The annual release of public school assessment data always provides parents, educators and education stakeholders with an objective measure of the academic progress being made by students and schools. There were some bright spots in Kentucky this year. We saw schools identified as some of the state’s lowest performing last year shed that designation this year.
Even more impressive, with a new Commissioner’s List, we are honoring 20 schools across Kentucky that demonstrated extraordinary levels of student growth at the elementary and middle school levels, and schools that did extraordinarily well with transition readiness at the high school level. These gains and achievements come only as the result of strong leadership and strategic investment of time and resources in key areas.
Unfortunately, an area for growth that we are not proud of is the many students performing well below grade level at the Novice performance level on state assessments. Novice is the lowest of four performance levels on Kentucky’s state tests. Scoring at the Novice level means students demonstrate minimal – if any – understanding of the academic content at their grade level. More plainly, it means students are in a state of academic emergency, requiring immediate, skilled academic intervention. Failure to provide such intervention will certainly result in students’ academic failure and hurt their chances of securing stable, rewarding employment.
More than 60,000 of Kentucky’s elementary and middle school students and nearly 1-in-4 of Kentucky’s high school students are in that state of academic emergency. It is an incredibly dangerous place for our children to be.
Beneath Kentucky’s statewide numbers of students in academic emergency are even more sobering statistics. At the elementary school level in reading, 26% of economically disadvantaged students and 40.2% of African American students are in academic emergency.
Leaders at the Kentucky Department of Education (KDE) have been working diligently to create resources and tools designed to assist schools and districts in their efforts to reduce the number of students scoring at the Novice level and to improve overall student achievement. With Kentucky’s recent adoption of new academic standards, teachers and school and district leaders across the state are working to better understand the new standards and transition them into classroom teaching.
Arguably, the two most important school-level elements to reducing Kentucky’s Novice numbers are:
- Ensuring all students have access to a high-quality, Kentucky Academic Standards-aligned curriculum at grade level; and
- Ensuring all students have access to effective instruction at grade level.
The state tests students take at the end of the academic year assess whether they have understanding of the Kentucky Academic Standards at their grade level. If students have not received effective instruction in those standards at their grade level, there is little chance they will be able to demonstrate understanding of the academic content.
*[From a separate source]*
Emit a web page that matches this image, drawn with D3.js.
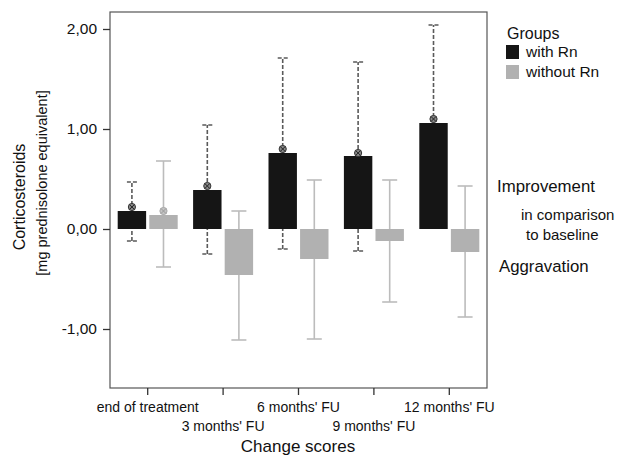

To that end, KDE’s tools and resources are geared toward building educators’ capacity to make critical curriculum decisions and provide effective standards-aligned instruction for each and every student. Fortunately, many Kentucky students already have access to high-quality curriculum and effective instruction, but too many have access to neither. Most troubling, more often than not it’s our most vulnerable learners who lack access to both.
A 2018 study from TNTP analyzed nearly 4,000 students in five diverse school systems and found that most students – especially economically disadvantaged students and students of color – spent the vast majority of their school days without four crucial resources:
- Grade-appropriate assignments;
- Strong instruction;
- Deep engagement; and
- Teachers with high expectations.
This study used a national sample of schools. Nevertheless, if we are honest, we know this to be true in many of Kentucky’s schools. Many economically disadvantaged students and students of color in Kentucky are graduating from high school, often with good grades, but without the minimum skills necessary to be successful in college or in the workforce.
In October I convened a statewide task force charged with making recommendations on improving the quality of curriculum in Kentucky’s public schools. My expectation is that the task force will assess the state’s current curriculum strengths and needs, consider possibilities for policy and practice, with an eye toward equity, and make recommendations for strengthening our system.
In Kentucky, most education equity conversations center on funding, and these are very important discussions. Unfortunately, however, our equity conversations seldom get past funding and move to the most important education equity conversation of all – students’ access to high-quality curriculum and effective instruction. Too often that access is differentiated based on students’ background.
The systemic flaws that allow and perpetuate such inequity must be changed. Unless we acknowledge and boldly address those flaws, making policy and practice decisions that truly put students’ needs first, students in academic emergency will remain on the fast track to poverty, dependency and prison.
From analyzing our own assessment data, we know that we must act quickly and urgently to provide students with the quality education they deserve and need to thrive. We understand that there are challenges – from funding to staff shortages – from district to district. But we also know that that if a school changes nothing else except adult expectations, approach, behavior and actions to ensure kids have access to high-quality instruction, curriculum and materials, kids will respond. Students’ academic and behavioral outcomes improve. Schools and teachers across Kentucky prove that it can be done.